My husband is the pastor of a very active, large church. One of my biggest challenges is the expectation that if an activity of any kind is happening at the church, I should be there. This alone seems like a daunting task, but I work full-time outside the home and have a young child.
Honestly, I do not have the desire or the energy to attend every single church activity! I would be gone almost every weeknight and every weekend if I even tried to meet this expectation. I already feel bad for my husband, who rushes home, swallows his dinner (that I barely had the energy to prepare), and hurries right back out the door night after night, week in and week out.
I really do not want to feel this way and would love to actually enjoy attending some programs and events. Is there any way to ever meet these expectations?
Can't Measure Up
Dear Can't Measure Up,
Do not feel guilty! Even Jesus, when on this earth, could not be everywhere at all times.
In John 16:7, Jesus says, "Nevertheless I tell you the truth; it is expedient for you that I go away: for if I go not away, the Comforter will not come unto you; but if I depart, I will send him unto you" (KJV).

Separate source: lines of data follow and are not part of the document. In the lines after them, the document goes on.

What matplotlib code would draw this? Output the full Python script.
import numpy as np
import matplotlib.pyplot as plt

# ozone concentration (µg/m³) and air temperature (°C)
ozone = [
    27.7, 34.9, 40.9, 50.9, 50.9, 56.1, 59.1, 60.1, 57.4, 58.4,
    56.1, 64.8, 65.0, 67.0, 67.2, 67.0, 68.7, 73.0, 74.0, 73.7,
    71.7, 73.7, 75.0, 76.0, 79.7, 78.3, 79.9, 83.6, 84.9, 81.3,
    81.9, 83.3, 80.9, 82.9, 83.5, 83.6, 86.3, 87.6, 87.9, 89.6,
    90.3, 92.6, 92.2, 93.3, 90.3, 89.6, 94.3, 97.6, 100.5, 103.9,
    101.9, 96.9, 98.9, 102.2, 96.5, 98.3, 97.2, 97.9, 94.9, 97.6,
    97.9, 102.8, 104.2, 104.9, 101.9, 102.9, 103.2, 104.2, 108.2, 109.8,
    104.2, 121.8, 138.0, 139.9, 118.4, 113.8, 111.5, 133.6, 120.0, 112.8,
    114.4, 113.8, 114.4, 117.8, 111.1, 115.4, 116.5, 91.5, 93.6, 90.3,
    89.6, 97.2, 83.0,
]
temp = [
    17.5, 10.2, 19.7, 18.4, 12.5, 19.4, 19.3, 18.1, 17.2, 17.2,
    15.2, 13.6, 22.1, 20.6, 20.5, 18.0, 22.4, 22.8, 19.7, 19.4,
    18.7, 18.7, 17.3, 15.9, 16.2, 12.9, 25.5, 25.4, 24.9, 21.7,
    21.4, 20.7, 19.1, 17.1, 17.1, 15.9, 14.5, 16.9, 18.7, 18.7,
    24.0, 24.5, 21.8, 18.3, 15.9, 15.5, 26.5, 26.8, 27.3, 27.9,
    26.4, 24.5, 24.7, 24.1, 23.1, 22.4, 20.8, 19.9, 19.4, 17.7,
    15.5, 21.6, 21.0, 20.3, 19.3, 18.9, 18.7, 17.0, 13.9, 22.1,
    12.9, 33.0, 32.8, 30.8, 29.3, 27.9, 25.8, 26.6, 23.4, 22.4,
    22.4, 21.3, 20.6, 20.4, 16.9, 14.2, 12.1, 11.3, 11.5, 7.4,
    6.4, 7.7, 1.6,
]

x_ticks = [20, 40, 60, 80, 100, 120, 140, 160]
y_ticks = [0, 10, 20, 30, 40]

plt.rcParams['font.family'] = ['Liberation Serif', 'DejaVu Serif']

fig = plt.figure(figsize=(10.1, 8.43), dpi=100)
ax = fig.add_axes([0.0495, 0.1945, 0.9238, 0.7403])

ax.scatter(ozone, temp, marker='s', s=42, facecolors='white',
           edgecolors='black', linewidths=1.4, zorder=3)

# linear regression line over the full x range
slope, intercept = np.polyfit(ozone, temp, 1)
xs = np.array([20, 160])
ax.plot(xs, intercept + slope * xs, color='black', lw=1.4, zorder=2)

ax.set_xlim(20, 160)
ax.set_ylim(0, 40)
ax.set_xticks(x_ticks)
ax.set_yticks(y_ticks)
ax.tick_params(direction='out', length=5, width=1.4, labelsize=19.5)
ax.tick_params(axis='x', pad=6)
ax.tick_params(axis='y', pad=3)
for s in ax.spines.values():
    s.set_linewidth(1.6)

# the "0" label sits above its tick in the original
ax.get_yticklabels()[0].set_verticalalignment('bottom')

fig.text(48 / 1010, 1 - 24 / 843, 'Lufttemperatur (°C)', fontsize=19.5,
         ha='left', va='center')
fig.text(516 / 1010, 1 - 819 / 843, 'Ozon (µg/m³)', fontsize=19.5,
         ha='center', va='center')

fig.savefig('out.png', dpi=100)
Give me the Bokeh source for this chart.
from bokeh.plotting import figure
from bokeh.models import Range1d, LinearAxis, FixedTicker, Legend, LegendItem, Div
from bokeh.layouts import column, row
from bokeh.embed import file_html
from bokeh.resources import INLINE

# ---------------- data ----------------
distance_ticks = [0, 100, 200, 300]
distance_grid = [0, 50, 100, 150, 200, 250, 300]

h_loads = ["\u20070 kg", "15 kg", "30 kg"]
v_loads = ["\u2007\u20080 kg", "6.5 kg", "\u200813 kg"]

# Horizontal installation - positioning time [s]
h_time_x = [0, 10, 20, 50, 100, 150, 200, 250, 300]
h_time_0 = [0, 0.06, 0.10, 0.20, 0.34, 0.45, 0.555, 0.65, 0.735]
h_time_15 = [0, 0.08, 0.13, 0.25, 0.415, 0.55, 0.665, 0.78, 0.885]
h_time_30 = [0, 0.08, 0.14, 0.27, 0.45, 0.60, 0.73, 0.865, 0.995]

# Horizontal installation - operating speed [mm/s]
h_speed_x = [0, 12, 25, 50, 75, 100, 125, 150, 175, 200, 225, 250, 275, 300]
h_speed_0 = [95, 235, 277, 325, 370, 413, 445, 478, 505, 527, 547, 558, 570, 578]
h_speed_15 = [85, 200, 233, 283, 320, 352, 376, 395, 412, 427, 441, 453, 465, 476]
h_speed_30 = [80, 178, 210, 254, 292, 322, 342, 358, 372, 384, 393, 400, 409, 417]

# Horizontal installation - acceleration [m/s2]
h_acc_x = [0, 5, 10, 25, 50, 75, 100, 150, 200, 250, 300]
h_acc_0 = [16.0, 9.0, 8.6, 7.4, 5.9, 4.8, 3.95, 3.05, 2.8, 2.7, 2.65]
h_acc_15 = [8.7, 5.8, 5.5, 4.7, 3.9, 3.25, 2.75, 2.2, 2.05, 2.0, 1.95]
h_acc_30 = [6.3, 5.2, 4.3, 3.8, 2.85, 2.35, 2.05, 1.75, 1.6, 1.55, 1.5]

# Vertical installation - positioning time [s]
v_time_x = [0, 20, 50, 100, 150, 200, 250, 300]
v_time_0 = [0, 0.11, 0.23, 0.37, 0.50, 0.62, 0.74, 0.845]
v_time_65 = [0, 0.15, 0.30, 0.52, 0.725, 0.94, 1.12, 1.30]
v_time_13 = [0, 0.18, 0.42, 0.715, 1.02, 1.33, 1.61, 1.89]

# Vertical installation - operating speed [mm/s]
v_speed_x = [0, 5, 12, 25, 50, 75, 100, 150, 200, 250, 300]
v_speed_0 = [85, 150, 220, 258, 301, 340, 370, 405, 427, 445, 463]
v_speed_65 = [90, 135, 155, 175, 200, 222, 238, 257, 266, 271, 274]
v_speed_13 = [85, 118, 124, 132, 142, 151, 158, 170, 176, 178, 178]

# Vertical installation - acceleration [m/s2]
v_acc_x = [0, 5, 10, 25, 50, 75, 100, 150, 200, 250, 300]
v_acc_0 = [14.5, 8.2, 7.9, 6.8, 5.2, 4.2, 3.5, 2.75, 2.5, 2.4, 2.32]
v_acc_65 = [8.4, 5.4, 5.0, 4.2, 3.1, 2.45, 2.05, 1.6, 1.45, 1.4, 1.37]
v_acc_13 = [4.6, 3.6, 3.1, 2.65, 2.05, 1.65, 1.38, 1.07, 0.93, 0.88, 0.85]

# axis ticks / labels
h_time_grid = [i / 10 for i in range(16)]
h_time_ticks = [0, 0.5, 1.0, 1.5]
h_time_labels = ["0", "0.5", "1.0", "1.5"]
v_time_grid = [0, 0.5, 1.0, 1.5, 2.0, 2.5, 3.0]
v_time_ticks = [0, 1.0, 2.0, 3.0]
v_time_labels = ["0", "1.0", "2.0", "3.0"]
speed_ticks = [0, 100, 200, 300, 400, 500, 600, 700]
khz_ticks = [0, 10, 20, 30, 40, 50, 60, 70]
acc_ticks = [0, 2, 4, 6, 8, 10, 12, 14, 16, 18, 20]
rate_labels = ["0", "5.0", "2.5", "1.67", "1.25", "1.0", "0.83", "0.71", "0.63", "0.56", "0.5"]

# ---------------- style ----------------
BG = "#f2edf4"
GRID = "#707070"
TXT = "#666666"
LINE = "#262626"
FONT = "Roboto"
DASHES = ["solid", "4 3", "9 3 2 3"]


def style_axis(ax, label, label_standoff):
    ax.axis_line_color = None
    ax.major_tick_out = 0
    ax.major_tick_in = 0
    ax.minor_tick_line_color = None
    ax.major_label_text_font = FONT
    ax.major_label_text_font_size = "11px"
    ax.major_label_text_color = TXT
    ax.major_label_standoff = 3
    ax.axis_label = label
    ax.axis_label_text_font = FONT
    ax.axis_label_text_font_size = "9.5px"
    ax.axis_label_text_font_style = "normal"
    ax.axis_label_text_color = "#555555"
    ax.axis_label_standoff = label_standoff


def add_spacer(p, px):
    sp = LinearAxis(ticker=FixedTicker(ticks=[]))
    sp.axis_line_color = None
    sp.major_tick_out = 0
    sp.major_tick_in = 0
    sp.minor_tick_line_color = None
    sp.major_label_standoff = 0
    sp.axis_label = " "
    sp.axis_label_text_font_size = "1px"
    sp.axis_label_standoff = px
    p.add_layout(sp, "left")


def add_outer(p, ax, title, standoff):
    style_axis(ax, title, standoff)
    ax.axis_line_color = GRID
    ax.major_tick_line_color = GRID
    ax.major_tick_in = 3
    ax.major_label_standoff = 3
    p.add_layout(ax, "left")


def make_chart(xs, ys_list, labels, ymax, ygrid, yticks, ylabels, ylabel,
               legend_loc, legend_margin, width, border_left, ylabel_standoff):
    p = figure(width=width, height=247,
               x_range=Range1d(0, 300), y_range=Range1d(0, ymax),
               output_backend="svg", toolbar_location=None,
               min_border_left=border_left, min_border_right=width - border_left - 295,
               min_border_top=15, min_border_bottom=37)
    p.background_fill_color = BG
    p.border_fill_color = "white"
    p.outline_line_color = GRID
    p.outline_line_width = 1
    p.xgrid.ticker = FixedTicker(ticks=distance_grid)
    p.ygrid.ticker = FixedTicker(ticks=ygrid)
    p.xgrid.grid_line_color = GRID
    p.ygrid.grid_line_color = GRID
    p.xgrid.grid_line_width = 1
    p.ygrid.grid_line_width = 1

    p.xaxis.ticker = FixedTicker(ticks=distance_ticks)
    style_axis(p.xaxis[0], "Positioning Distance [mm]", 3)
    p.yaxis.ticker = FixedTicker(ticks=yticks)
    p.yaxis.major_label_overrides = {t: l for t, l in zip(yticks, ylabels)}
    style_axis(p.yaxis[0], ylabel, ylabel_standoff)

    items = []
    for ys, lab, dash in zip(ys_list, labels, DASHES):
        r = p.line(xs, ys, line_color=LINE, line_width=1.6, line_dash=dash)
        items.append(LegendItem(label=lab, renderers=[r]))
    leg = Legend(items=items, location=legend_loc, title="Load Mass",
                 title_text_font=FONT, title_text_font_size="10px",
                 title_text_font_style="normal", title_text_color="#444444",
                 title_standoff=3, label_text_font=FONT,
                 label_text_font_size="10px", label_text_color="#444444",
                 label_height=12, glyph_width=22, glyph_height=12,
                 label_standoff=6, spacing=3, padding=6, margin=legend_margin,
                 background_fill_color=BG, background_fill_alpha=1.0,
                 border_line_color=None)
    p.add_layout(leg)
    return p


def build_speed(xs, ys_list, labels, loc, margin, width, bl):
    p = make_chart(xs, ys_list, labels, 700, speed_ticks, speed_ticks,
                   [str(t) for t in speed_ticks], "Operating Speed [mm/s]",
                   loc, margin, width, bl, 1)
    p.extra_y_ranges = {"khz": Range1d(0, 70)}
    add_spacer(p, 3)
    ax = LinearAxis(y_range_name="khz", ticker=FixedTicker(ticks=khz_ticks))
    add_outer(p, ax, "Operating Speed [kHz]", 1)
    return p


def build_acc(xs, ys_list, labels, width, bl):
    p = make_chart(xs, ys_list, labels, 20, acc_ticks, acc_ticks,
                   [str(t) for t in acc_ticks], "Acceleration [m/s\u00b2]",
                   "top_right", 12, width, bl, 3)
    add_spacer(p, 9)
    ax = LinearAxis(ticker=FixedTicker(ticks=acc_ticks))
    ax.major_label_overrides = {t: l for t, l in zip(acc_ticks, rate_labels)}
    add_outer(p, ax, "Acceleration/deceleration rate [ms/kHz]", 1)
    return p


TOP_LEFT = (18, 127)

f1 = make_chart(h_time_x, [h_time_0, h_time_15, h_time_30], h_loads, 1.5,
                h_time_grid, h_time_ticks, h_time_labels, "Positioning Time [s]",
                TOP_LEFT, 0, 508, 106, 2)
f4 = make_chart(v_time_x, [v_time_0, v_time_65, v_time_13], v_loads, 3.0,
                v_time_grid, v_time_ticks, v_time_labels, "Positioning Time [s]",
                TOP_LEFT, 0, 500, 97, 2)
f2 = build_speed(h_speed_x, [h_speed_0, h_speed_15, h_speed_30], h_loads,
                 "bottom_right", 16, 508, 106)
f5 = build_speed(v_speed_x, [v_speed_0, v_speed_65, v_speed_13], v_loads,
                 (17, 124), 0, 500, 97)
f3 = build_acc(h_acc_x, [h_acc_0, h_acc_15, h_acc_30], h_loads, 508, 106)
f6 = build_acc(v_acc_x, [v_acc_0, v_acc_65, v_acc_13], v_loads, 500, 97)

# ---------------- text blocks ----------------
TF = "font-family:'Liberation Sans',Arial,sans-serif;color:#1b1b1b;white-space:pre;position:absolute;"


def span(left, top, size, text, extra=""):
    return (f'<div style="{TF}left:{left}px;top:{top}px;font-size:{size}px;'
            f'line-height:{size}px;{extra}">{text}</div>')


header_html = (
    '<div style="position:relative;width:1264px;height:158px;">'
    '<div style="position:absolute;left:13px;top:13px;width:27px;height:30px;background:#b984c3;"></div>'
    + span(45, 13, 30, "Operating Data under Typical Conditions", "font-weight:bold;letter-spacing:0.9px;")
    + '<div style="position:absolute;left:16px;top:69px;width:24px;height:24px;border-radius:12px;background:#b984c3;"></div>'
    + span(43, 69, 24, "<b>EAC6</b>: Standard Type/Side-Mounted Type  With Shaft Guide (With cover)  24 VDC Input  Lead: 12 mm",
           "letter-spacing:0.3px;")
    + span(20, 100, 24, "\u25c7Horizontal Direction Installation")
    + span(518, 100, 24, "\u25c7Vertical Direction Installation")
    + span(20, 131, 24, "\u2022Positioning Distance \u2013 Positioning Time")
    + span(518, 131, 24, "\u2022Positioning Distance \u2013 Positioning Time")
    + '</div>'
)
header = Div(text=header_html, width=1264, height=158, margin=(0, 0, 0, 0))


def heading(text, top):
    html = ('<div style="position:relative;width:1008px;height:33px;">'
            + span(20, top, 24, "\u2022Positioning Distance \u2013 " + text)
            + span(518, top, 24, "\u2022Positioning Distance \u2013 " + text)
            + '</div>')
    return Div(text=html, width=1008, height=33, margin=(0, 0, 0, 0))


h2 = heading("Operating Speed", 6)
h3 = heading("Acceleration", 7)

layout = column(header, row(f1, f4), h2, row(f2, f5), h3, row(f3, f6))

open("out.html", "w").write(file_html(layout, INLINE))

You see, limited with humanity, Jesus could not be everywhere at the same time ... and you cannot either. If you get too stretched trying to do too many things, you will not be effective at anything.
Even the early church leaders realized that they could not do everything that they were being called on to do. They were so busy waiting tables and performing other tasks that they were neglecting to do their very first work--spending time in prayer, and studying and sharing God's word, which is the method that grew the church exponentially in the first place. This is why the disciples were impressed by the Lord to appoint deacons--so they could delegate some of the work.
We can learn a lesson from Jesus and the disciples. We cannot be everywhere at one time, and we cannot do everything that everyone asks us to do. We must make time for the most important work, and that is spending time with God. Remember, God is the One who has called us to the church; He has a plan whereby you can best serve Him. As you take time to pray and seek His direction in His Word, ask Him to put on your heart which program(s) He wants you involved in.
Let me leave you with this thought. Zechariah 4:6 reminds us that it is not by our might, nor our strength, nor even our attendance at programs that the work will be finished. It is by God's spirit!
Church members will most likely continue to have unrealistic expectations of the pastoral family. If we order our lives to please everyone, we easily set traps of becoming slaves to people's opinions. We must not allow ourselves to become sidetracked with worries that we are not measuring up to the expectations of others, much less our own. As we rely more on God and less on ourselves, He cna finish the work and equip us to be effective in our homes, jobs, churches, and community. That will be the best blessing we can offer our congregations!